Records:
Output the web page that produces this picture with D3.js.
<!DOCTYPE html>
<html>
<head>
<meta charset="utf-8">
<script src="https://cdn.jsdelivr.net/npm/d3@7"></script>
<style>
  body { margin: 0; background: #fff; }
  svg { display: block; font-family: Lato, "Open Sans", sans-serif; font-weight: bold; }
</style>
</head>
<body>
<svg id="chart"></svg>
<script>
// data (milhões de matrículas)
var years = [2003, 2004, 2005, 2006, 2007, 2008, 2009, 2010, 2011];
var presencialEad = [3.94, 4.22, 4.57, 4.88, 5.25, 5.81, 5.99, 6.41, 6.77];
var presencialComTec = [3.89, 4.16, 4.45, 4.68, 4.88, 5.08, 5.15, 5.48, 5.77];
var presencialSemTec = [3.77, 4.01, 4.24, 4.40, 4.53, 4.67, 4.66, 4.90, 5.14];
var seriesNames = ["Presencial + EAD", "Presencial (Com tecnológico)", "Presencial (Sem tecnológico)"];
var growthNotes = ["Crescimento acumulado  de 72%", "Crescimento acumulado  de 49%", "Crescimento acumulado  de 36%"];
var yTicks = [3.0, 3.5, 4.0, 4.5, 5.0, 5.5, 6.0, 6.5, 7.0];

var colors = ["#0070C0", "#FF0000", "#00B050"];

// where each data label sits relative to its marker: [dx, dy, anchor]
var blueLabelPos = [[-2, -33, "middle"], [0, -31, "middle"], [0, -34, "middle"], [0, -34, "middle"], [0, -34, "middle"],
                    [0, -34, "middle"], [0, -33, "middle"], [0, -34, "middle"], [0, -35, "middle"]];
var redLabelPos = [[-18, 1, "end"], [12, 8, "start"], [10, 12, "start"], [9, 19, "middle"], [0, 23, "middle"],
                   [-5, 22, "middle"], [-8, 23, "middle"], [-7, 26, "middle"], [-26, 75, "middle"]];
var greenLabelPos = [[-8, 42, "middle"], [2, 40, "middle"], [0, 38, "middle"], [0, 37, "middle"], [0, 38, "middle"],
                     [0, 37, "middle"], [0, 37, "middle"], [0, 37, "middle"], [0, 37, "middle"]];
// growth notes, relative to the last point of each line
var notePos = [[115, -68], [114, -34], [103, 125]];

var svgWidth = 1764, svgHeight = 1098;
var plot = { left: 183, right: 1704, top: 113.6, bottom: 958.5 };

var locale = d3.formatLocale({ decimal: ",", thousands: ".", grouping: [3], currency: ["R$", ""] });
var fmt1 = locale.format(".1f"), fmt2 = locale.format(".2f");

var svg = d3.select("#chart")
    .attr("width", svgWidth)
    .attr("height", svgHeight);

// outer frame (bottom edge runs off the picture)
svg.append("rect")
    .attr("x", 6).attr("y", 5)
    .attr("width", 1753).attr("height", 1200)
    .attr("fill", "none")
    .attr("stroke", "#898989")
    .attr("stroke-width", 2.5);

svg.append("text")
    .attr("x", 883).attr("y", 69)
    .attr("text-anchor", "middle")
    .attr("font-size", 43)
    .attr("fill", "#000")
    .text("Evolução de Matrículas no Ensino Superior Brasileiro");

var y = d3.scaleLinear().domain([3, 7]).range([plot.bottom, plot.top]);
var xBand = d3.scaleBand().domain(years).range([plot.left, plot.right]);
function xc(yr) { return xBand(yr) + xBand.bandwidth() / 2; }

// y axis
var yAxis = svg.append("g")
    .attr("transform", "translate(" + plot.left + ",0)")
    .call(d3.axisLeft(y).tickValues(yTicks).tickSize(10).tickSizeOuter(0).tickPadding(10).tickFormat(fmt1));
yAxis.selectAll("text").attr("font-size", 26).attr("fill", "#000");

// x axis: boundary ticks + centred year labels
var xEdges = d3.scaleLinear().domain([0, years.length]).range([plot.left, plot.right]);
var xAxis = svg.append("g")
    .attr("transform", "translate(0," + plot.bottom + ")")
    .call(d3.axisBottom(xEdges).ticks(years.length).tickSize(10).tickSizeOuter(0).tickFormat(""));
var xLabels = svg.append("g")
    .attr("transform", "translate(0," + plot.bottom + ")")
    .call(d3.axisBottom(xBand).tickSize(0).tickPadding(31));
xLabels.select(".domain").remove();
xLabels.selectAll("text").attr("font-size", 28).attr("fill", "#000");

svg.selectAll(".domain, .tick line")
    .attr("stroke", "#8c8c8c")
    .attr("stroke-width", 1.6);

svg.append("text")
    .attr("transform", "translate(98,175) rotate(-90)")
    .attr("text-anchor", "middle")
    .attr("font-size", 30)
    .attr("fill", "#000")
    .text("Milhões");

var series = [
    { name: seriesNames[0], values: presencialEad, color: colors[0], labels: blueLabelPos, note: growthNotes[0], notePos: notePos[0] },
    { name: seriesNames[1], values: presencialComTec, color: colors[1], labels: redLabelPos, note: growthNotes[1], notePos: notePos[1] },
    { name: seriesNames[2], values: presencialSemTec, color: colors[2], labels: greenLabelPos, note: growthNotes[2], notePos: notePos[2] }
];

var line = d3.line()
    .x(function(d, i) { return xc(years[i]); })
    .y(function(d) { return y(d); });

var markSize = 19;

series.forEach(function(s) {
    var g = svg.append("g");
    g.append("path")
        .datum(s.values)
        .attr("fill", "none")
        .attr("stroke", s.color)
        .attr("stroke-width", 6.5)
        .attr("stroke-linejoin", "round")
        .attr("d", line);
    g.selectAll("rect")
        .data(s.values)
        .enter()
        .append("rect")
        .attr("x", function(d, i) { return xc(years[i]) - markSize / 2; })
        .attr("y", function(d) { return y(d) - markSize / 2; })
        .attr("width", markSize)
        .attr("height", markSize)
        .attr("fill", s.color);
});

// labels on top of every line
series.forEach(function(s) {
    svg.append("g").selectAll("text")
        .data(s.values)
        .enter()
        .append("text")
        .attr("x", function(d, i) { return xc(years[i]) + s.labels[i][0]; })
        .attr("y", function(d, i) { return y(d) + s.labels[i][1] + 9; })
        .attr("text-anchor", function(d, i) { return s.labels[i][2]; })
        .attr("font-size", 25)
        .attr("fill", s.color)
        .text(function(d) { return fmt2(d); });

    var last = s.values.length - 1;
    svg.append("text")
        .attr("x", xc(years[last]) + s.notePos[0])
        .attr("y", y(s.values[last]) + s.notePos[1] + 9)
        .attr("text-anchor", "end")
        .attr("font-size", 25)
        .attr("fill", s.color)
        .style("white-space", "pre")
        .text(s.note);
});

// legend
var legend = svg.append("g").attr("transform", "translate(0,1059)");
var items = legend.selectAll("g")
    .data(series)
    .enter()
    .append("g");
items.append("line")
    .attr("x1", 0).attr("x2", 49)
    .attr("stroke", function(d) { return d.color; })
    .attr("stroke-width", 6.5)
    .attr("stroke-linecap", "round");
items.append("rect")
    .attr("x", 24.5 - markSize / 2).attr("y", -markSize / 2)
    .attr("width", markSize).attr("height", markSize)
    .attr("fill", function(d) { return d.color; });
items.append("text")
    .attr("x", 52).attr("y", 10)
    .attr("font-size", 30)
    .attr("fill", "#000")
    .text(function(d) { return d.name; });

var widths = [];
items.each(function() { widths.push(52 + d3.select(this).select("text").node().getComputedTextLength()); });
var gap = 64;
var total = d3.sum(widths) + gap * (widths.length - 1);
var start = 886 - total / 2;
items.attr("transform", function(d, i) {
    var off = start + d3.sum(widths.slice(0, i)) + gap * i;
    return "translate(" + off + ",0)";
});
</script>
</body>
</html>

--

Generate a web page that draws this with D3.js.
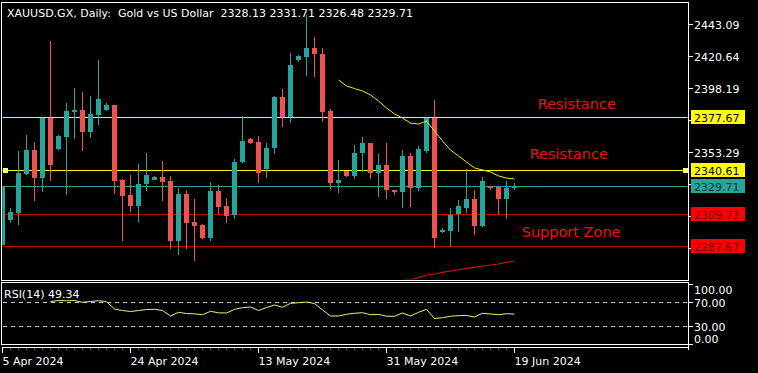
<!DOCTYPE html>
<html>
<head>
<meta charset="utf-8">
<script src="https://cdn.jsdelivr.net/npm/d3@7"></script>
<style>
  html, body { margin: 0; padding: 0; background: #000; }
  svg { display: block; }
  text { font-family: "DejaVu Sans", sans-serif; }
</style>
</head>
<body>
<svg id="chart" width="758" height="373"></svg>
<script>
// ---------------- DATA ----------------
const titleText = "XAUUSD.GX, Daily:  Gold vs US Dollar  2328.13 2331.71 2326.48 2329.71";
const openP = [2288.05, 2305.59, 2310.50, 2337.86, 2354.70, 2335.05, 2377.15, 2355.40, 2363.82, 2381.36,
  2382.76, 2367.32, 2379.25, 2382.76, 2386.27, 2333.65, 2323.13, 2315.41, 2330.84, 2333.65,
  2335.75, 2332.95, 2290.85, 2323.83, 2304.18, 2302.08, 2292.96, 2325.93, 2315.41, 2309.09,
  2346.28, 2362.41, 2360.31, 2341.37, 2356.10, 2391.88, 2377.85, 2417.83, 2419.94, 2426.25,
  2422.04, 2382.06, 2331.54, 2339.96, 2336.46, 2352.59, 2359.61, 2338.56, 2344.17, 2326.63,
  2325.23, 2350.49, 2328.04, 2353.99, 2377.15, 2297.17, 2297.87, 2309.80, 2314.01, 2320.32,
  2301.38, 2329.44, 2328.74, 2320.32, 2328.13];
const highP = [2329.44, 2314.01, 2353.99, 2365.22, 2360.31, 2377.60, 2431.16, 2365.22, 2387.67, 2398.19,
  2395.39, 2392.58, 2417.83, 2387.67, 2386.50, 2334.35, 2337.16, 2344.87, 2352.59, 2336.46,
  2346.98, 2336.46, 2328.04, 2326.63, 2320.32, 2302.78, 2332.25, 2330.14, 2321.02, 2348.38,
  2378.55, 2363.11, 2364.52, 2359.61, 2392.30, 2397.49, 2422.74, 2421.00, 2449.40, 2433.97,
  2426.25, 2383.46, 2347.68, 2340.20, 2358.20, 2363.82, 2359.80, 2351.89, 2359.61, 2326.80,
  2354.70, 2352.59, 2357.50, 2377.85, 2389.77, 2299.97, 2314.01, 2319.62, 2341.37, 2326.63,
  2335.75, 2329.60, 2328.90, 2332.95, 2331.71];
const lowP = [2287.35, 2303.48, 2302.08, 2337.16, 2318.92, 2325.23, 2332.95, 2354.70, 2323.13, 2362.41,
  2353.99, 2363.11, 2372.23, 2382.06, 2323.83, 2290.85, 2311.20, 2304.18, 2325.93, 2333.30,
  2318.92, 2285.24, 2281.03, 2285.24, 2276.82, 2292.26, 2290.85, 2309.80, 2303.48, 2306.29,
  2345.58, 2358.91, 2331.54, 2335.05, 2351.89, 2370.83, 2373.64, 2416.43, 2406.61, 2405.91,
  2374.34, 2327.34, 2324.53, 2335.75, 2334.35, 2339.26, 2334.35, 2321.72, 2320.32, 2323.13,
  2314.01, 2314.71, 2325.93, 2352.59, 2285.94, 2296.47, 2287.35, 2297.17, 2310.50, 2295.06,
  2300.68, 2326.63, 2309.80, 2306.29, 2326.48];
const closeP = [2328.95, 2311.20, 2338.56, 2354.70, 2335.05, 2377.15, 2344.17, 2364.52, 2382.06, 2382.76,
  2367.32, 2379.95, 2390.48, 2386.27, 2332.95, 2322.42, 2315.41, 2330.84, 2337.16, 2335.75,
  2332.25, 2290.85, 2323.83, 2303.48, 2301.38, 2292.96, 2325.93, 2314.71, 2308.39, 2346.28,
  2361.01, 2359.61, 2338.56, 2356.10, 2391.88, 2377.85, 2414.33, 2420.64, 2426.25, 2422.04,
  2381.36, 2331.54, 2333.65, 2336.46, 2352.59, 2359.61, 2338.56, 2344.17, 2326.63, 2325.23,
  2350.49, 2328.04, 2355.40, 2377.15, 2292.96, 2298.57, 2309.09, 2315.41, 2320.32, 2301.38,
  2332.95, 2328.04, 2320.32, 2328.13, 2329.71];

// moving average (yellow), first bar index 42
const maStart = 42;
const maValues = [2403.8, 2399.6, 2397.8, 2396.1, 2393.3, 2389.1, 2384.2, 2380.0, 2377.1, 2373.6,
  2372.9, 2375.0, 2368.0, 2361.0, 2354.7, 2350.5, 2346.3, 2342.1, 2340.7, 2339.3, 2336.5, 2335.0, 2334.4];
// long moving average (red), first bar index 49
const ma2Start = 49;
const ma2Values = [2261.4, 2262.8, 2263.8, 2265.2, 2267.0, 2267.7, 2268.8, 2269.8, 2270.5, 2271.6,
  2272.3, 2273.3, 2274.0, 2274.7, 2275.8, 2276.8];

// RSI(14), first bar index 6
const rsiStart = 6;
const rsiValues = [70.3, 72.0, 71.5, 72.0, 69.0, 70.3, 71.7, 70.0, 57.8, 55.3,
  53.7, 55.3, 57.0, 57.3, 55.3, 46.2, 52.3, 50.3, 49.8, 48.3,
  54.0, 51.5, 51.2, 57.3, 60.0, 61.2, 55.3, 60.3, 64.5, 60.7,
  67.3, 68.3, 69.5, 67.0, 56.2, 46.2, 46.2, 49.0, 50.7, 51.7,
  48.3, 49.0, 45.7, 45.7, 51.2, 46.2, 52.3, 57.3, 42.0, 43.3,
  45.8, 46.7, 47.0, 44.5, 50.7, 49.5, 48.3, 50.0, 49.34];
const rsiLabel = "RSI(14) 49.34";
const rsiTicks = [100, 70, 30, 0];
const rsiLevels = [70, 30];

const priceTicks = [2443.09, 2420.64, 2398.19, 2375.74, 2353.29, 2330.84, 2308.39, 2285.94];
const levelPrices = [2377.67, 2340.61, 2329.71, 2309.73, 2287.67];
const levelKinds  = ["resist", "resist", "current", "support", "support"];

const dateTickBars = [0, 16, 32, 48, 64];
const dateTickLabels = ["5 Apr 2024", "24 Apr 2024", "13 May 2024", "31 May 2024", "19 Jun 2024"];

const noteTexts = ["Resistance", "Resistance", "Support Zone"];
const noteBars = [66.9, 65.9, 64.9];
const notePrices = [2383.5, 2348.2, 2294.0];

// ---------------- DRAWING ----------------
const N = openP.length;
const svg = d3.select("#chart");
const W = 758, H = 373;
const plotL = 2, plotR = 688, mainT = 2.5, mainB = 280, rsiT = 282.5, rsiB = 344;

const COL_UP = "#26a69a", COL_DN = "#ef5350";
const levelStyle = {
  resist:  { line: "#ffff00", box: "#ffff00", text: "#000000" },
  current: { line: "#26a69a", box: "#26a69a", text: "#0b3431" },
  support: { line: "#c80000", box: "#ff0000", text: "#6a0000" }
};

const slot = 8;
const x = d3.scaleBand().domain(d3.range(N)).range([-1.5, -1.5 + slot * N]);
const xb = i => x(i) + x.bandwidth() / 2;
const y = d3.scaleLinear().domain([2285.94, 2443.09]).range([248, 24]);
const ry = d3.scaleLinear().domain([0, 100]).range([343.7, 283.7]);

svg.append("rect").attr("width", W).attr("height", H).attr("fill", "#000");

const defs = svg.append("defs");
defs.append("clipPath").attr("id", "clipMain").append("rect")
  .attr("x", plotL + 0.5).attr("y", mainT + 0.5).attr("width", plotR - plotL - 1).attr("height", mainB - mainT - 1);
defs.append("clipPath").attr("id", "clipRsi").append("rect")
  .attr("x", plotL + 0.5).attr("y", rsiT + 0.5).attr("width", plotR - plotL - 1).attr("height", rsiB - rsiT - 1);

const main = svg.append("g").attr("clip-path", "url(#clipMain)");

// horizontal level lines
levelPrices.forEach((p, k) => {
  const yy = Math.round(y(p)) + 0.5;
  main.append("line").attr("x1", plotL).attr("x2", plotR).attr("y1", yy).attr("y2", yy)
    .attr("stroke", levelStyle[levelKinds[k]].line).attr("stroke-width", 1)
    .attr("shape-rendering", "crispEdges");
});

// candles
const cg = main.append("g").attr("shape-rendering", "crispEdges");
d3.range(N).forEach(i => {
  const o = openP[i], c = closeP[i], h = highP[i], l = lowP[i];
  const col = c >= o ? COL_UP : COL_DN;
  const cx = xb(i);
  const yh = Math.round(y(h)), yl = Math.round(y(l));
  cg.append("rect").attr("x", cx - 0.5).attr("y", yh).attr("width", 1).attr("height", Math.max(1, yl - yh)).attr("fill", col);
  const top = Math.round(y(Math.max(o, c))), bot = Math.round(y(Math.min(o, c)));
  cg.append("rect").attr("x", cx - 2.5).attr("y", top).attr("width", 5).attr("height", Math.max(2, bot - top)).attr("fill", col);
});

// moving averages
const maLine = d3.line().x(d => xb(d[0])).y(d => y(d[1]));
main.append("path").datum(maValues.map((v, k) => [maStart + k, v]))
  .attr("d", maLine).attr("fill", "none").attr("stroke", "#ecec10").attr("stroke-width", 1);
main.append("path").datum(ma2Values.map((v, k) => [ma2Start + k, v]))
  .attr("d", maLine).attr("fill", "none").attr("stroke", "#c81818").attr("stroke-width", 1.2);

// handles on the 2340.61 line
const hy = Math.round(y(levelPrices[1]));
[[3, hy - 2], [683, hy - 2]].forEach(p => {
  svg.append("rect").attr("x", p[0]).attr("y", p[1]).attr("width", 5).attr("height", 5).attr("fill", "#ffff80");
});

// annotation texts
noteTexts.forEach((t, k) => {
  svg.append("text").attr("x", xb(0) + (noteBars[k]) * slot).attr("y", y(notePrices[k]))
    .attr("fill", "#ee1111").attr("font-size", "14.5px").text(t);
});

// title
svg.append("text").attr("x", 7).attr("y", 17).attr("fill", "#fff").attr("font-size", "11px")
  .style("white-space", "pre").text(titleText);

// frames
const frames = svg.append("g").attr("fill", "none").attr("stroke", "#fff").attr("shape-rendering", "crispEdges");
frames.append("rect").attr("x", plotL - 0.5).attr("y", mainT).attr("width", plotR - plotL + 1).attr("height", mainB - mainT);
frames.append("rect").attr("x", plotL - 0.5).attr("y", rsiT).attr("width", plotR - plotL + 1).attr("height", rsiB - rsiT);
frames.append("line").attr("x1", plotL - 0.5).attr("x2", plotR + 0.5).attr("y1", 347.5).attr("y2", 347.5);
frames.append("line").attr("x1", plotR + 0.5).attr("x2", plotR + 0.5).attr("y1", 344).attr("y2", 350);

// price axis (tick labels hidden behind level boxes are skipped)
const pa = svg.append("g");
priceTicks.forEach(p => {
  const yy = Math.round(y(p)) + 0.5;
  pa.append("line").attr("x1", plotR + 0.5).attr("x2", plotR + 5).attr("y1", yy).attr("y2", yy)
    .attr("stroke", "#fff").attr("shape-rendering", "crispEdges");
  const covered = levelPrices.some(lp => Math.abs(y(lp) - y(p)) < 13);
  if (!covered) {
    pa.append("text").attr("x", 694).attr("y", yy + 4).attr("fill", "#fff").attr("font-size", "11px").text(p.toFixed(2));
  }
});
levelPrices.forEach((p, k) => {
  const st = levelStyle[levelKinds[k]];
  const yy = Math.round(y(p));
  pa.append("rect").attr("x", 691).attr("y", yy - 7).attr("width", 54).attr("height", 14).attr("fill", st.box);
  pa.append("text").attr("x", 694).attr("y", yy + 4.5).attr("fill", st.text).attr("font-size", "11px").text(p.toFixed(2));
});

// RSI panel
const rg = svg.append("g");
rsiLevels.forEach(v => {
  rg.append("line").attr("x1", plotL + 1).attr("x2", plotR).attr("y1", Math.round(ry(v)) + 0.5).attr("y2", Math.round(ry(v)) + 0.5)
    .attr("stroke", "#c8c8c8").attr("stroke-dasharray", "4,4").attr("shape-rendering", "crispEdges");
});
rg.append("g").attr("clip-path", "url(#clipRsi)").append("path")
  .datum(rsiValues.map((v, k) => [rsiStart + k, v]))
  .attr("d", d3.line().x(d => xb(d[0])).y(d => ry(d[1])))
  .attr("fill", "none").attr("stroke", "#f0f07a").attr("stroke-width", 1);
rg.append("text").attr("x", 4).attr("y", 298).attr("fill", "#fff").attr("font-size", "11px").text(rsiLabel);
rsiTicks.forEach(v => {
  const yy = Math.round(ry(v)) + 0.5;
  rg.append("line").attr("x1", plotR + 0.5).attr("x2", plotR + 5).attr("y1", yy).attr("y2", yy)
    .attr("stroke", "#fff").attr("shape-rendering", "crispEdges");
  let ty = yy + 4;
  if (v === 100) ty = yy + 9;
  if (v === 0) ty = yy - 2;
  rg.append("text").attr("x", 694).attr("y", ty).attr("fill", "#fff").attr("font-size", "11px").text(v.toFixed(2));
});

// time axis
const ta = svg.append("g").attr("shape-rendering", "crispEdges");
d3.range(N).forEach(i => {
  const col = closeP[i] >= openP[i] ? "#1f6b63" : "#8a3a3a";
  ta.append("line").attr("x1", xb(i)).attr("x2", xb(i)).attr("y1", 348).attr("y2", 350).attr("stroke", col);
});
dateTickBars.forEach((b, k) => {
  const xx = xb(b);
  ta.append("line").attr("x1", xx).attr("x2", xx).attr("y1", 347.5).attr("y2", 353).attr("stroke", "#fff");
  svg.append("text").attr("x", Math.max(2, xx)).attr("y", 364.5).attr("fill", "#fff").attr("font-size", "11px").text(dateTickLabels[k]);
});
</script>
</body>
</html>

§ Your instructions: Above are some records. Report the number of their lines that include "this", and add nothing else.

§ Task output: 3